►

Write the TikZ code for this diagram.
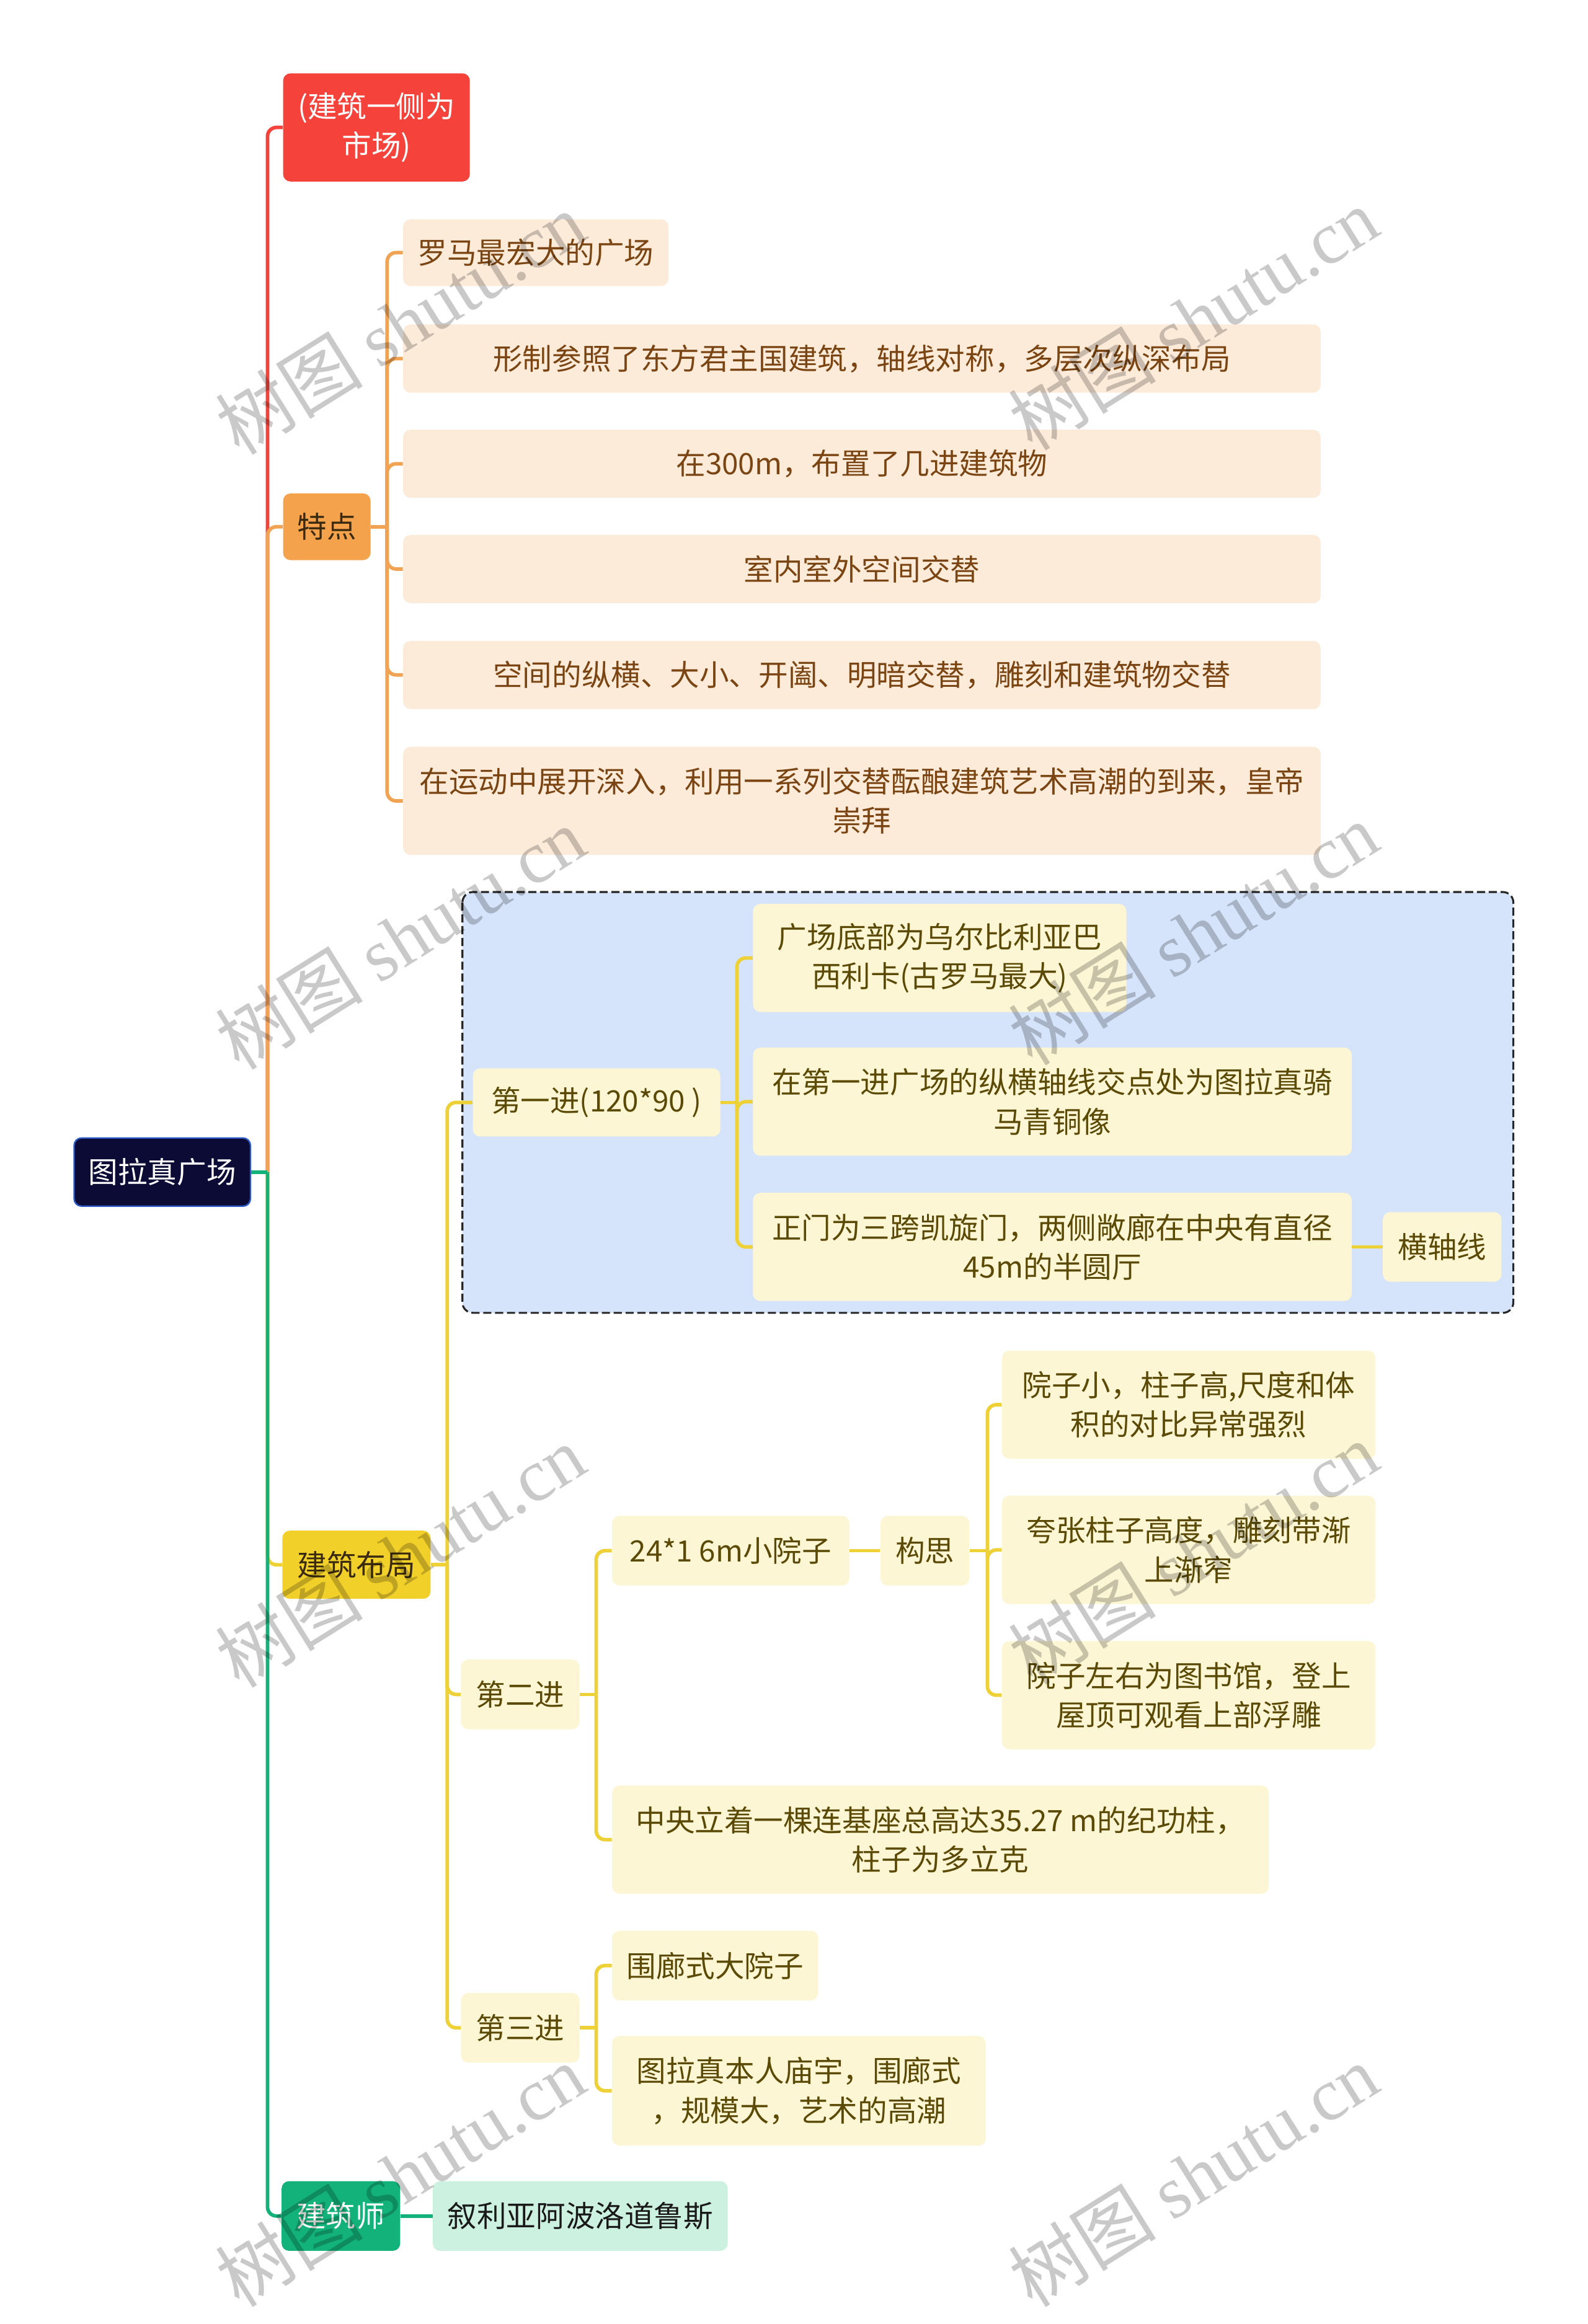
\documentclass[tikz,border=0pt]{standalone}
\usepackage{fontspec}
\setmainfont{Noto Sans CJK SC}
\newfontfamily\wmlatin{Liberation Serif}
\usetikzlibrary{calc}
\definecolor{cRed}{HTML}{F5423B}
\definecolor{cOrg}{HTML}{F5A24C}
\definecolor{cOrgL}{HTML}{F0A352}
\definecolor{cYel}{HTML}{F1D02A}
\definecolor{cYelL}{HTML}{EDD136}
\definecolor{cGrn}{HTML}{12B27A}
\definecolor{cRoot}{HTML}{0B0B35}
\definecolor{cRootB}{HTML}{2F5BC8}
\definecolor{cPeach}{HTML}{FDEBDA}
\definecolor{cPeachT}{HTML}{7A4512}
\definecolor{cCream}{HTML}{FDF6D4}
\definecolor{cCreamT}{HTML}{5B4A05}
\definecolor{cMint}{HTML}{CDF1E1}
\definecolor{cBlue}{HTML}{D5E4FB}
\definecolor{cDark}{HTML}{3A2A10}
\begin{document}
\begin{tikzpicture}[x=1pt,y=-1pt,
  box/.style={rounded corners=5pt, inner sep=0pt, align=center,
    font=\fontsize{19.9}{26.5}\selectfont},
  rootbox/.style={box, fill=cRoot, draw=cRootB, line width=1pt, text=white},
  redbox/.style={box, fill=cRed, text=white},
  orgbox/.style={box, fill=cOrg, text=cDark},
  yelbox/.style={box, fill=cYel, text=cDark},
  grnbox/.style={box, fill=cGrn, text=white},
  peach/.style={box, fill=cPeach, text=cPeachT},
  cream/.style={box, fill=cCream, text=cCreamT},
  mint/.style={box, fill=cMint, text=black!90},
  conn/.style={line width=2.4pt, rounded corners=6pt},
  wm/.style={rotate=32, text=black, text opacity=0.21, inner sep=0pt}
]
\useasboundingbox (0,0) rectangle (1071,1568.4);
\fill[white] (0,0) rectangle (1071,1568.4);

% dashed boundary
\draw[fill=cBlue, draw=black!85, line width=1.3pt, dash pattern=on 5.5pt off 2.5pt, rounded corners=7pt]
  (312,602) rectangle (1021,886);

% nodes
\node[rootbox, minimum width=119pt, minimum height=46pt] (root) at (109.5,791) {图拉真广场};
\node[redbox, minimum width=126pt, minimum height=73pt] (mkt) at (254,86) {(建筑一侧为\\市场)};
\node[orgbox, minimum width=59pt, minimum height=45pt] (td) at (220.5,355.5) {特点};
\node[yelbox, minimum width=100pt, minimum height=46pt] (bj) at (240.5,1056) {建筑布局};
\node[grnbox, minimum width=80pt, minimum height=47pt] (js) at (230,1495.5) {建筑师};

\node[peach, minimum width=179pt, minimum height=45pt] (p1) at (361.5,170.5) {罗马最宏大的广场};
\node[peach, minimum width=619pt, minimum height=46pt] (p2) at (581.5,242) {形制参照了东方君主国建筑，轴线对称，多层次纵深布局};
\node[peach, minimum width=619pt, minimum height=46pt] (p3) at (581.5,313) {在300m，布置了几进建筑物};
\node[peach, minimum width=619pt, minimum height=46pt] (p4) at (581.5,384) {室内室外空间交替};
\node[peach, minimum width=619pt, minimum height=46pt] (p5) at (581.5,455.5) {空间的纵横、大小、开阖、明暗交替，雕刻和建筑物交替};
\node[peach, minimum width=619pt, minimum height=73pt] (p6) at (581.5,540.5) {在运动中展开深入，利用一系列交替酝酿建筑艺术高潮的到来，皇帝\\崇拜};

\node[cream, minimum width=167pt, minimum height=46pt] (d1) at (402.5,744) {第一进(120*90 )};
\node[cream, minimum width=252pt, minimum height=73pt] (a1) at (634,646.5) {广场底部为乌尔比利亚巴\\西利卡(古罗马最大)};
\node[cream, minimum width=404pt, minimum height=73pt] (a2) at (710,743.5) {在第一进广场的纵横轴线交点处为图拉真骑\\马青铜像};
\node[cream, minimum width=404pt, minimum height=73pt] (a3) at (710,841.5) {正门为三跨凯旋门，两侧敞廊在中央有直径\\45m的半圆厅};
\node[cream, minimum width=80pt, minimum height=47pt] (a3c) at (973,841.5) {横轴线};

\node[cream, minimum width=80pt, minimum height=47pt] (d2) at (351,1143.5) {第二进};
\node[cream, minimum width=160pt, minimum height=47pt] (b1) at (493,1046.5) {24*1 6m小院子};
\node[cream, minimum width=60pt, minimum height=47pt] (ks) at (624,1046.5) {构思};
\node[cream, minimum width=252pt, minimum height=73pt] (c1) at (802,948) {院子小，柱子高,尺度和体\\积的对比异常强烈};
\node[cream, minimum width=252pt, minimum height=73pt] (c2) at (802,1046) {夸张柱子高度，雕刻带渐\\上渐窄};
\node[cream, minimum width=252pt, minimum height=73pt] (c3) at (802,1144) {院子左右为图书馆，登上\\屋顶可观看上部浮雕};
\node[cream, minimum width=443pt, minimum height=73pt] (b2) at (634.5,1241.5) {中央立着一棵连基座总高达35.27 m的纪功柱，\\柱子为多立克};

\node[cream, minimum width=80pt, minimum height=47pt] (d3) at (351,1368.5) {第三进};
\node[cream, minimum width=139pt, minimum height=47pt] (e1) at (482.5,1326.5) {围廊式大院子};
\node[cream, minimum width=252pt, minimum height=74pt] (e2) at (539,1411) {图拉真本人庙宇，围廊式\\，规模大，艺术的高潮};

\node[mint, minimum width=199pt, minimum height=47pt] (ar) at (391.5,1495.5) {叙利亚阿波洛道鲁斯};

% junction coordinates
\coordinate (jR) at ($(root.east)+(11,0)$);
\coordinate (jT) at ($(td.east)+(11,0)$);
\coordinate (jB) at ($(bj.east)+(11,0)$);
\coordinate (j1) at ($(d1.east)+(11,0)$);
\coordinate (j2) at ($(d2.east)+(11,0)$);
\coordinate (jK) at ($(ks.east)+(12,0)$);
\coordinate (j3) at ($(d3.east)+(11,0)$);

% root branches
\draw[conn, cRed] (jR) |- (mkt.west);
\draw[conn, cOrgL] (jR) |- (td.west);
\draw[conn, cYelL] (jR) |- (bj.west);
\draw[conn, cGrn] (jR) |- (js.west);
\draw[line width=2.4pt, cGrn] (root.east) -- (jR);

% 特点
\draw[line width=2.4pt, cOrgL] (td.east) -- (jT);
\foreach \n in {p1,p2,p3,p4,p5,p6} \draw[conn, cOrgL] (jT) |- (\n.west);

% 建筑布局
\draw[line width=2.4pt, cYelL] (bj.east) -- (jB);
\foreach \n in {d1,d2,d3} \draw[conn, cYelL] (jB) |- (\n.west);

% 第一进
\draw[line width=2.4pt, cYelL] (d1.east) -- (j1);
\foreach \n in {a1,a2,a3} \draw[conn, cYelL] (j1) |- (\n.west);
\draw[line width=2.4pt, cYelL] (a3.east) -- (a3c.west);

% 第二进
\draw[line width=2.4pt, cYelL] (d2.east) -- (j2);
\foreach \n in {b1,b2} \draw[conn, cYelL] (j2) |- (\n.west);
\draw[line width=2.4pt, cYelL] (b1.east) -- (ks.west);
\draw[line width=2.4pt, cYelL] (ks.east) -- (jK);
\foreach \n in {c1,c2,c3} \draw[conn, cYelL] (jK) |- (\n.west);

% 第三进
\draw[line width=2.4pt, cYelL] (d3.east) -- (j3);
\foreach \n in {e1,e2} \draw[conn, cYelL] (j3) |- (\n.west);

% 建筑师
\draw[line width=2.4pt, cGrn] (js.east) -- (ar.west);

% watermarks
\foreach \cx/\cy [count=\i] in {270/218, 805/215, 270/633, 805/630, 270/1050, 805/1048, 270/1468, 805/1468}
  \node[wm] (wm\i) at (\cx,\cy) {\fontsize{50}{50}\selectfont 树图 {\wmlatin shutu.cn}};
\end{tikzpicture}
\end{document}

◄

■ **STATED PROBLEM**: Leave out any pictures, please, and quote only the lines from the top of the data through the line that contains "(312,602) rectangle (1021,886);".

■ **TASK ANSWER**:
Write the TikZ code for this diagram.
\documentclass[tikz,border=0pt]{standalone}
\usepackage{fontspec}
\setmainfont{Noto Sans CJK SC}
\newfontfamily\wmlatin{Liberation Serif}
\usetikzlibrary{calc}
\definecolor{cRed}{HTML}{F5423B}
\definecolor{cOrg}{HTML}{F5A24C}
\definecolor{cOrgL}{HTML}{F0A352}
\definecolor{cYel}{HTML}{F1D02A}
\definecolor{cYelL}{HTML}{EDD136}
\definecolor{cGrn}{HTML}{12B27A}
\definecolor{cRoot}{HTML}{0B0B35}
\definecolor{cRootB}{HTML}{2F5BC8}
\definecolor{cPeach}{HTML}{FDEBDA}
\definecolor{cPeachT}{HTML}{7A4512}
\definecolor{cCream}{HTML}{FDF6D4}
\definecolor{cCreamT}{HTML}{5B4A05}
\definecolor{cMint}{HTML}{CDF1E1}
\definecolor{cBlue}{HTML}{D5E4FB}
\definecolor{cDark}{HTML}{3A2A10}
\begin{document}
\begin{tikzpicture}[x=1pt,y=-1pt,
  box/.style={rounded corners=5pt, inner sep=0pt, align=center,
    font=\fontsize{19.9}{26.5}\selectfont},
  rootbox/.style={box, fill=cRoot, draw=cRootB, line width=1pt, text=white},
  redbox/.style={box, fill=cRed, text=white},
  orgbox/.style={box, fill=cOrg, text=cDark},
  yelbox/.style={box, fill=cYel, text=cDark},
  grnbox/.style={box, fill=cGrn, text=white},
  peach/.style={box, fill=cPeach, text=cPeachT},
  cream/.style={box, fill=cCream, text=cCreamT},
  mint/.style={box, fill=cMint, text=black!90},
  conn/.style={line width=2.4pt, rounded corners=6pt},
  wm/.style={rotate=32, text=black, text opacity=0.21, inner sep=0pt}
]
\useasboundingbox (0,0) rectangle (1071,1568.4);
\fill[white] (0,0) rectangle (1071,1568.4);

% dashed boundary
\draw[fill=cBlue, draw=black!85, line width=1.3pt, dash pattern=on 5.5pt off 2.5pt, rounded corners=7pt]
  (312,602) rectangle (1021,886);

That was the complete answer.